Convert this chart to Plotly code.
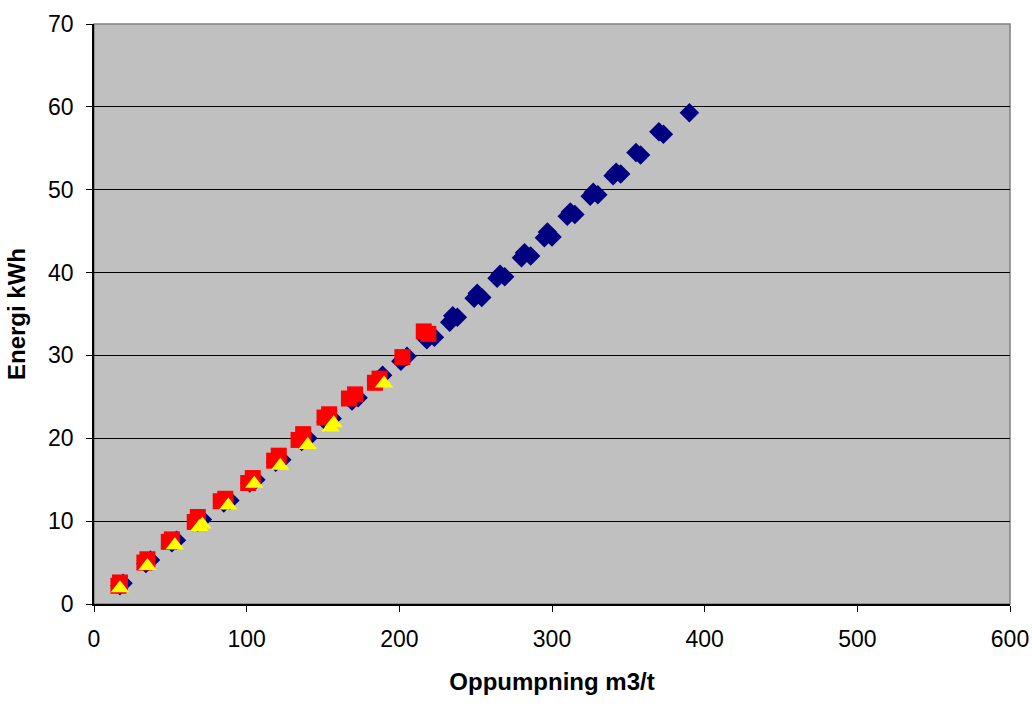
import plotly.graph_objects as go

# Series 1 (blue diamonds)
blue_x = [17, 19, 34, 37, 51, 54, 68, 71, 85, 89, 102, 106, 119, 123, 136, 140,
          152, 156, 169, 173, 185, 189, 201, 205, 218, 223, 233, 235, 238, 249, 251, 254,
          264, 266, 269, 280, 282, 286, 295, 297, 300, 310, 312, 315, 325, 327, 330,
          340, 342, 345, 355, 358, 370, 373, 390]
blue_y = [2.2, 2.5, 4.9, 5.3, 7.4, 7.7, 9.9, 10.2, 12.2, 12.5, 14.6, 15.0, 17.1, 17.4, 19.6, 20.0,
          22.0, 22.4, 24.5, 24.9, 27.0, 27.6, 29.3, 29.9, 31.9, 32.2, 34.0, 34.8, 34.6, 36.9, 37.5, 37.0,
          39.3, 39.8, 39.5, 41.8, 42.4, 42.0, 44.2, 44.9, 44.3, 46.8, 47.3, 47.0, 49.2, 49.7, 49.4,
          51.7, 52.1, 51.9, 54.5, 54.2, 57.0, 56.7, 59.3]

# Series 2 (red squares)
red_x = [16, 17, 33, 35, 49, 51, 66, 68, 83, 86, 101, 104, 118, 121, 134, 137,
         151, 154, 167, 171, 184, 187, 202, 216, 219]
red_y = [2.2, 2.6, 5.0, 5.4, 7.5, 7.8, 9.9, 10.5, 12.4, 12.7, 14.6, 15.2, 17.3, 17.9, 19.8, 20.5,
         22.5, 22.9, 24.8, 25.3, 26.7, 27.2, 29.8, 32.9, 32.6]

# Series 3 (yellow triangles)
yel_x = [17, 35, 53, 69, 71, 88, 105, 122, 140, 155, 157, 190]
yel_y = [1.9, 4.6, 7.1, 9.3, 9.6, 11.9, 14.5, 16.7, 19.2, 21.3, 21.8, 26.6]

fig = go.Figure()
fig.add_trace(go.Scatter(x=blue_x, y=blue_y, mode="markers",
                         marker=dict(symbol="diamond", size=15, color="#000080"),
                         showlegend=False))
fig.add_trace(go.Scatter(x=red_x, y=red_y, mode="markers",
                         marker=dict(symbol="square", size=16, color="#FF0000"),
                         showlegend=False))
fig.add_trace(go.Scatter(x=yel_x, y=yel_y, mode="markers",
                         marker=dict(symbol="triangle-up", size=16, color="#FFFF00"),
                         showlegend=False))

font = "Liberation Sans, Arial, sans-serif"
fig.update_layout(
    width=1032, height=706,
    margin=dict(l=94, r=22, t=24, b=102),
    paper_bgcolor="white", plot_bgcolor="#C0C0C0",
    font=dict(family=font, size=23, color="black"),
    shapes=[dict(type="rect", xref="paper", yref="paper", x0=0, x1=1, y0=0, y1=1,
                 line=dict(color="#808080", width=1.5), layer="below")],
)
fig.update_xaxes(range=[0, 600], dtick=100, showgrid=False, zeroline=False,
                 showline=True, linecolor="black", linewidth=1.5, automargin=False,
                 ticks="outside", ticklen=6, tickcolor="black", ticklabelstandoff=8,
                 title=dict(text="<b>Oppumpning m3/t</b>", font=dict(size=24), standoff=22))
fig.update_yaxes(range=[0, 70], dtick=10, showgrid=True, gridcolor="black", gridwidth=1,
                 zeroline=False, showline=True, linecolor="black", linewidth=1.5, automargin=False,
                 ticks="outside", ticklen=6, tickcolor="black", ticklabelstandoff=8,
                 title=dict(text="<b>Energi kWh</b>", font=dict(size=24), standoff=16))

fig.write_html("out.html", config={"displayModeBar": False},
               post_script="document.body.style.margin='0';document.body.style.overflow='hidden';")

§ What the exercise asks
Return the listing above unchanged, apart from dropping its pictures.

§ Result of this exercise
Convert this chart to Plotly code.
import plotly.graph_objects as go

# Series 1 (blue diamonds)
blue_x = [17, 19, 34, 37, 51, 54, 68, 71, 85, 89, 102, 106, 119, 123, 136, 140,
          152, 156, 169, 173, 185, 189, 201, 205, 218, 223, 233, 235, 238, 249, 251, 254,
          264, 266, 269, 280, 282, 286, 295, 297, 300, 310, 312, 315, 325, 327, 330,
          340, 342, 345, 355, 358, 370, 373, 390]
blue_y = [2.2, 2.5, 4.9, 5.3, 7.4, 7.7, 9.9, 10.2, 12.2, 12.5, 14.6, 15.0, 17.1, 17.4, 19.6, 20.0,
          22.0, 22.4, 24.5, 24.9, 27.0, 27.6, 29.3, 29.9, 31.9, 32.2, 34.0, 34.8, 34.6, 36.9, 37.5, 37.0,
          39.3, 39.8, 39.5, 41.8, 42.4, 42.0, 44.2, 44.9, 44.3, 46.8, 47.3, 47.0, 49.2, 49.7, 49.4,
          51.7, 52.1, 51.9, 54.5, 54.2, 57.0, 56.7, 59.3]

# Series 2 (red squares)
red_x = [16, 17, 33, 35, 49, 51, 66, 68, 83, 86, 101, 104, 118, 121, 134, 137,
         151, 154, 167, 171, 184, 187, 202, 216, 219]
red_y = [2.2, 2.6, 5.0, 5.4, 7.5, 7.8, 9.9, 10.5, 12.4, 12.7, 14.6, 15.2, 17.3, 17.9, 19.8, 20.5,
         22.5, 22.9, 24.8, 25.3, 26.7, 27.2, 29.8, 32.9, 32.6]

# Series 3 (yellow triangles)
yel_x = [17, 35, 53, 69, 71, 88, 105, 122, 140, 155, 157, 190]
yel_y = [1.9, 4.6, 7.1, 9.3, 9.6, 11.9, 14.5, 16.7, 19.2, 21.3, 21.8, 26.6]

fig = go.Figure()
fig.add_trace(go.Scatter(x=blue_x, y=blue_y, mode="markers",
                         marker=dict(symbol="diamond", size=15, color="#000080"),
                         showlegend=False))
fig.add_trace(go.Scatter(x=red_x, y=red_y, mode="markers",
                         marker=dict(symbol="square", size=16, color="#FF0000"),
                         showlegend=False))
fig.add_trace(go.Scatter(x=yel_x, y=yel_y, mode="markers",
                         marker=dict(symbol="triangle-up", size=16, color="#FFFF00"),
                         showlegend=False))

font = "Liberation Sans, Arial, sans-serif"
fig.update_layout(
    width=1032, height=706,
    margin=dict(l=94, r=22, t=24, b=102),
    paper_bgcolor="white", plot_bgcolor="#C0C0C0",
    font=dict(family=font, size=23, color="black"),
    shapes=[dict(type="rect", xref="paper", yref="paper", x0=0, x1=1, y0=0, y1=1,
                 line=dict(color="#808080", width=1.5), layer="below")],
)
fig.update_xaxes(range=[0, 600], dtick=100, showgrid=False, zeroline=False,
                 showline=True, linecolor="black", linewidth=1.5, automargin=False,
                 ticks="outside", ticklen=6, tickcolor="black", ticklabelstandoff=8,
                 title=dict(text="<b>Oppumpning m3/t</b>", font=dict(size=24), standoff=22))
fig.update_yaxes(range=[0, 70], dtick=10, showgrid=True, gridcolor="black", gridwidth=1,
                 zeroline=False, showline=True, linecolor="black", linewidth=1.5, automargin=False,
                 ticks="outside", ticklen=6, tickcolor="black", ticklabelstandoff=8,
                 title=dict(text="<b>Energi kWh</b>", font=dict(size=24), standoff=16))

fig.write_html("out.html", config={"displayModeBar": False},
               post_script="document.body.style.margin='0';document.body.style.overflow='hidden';")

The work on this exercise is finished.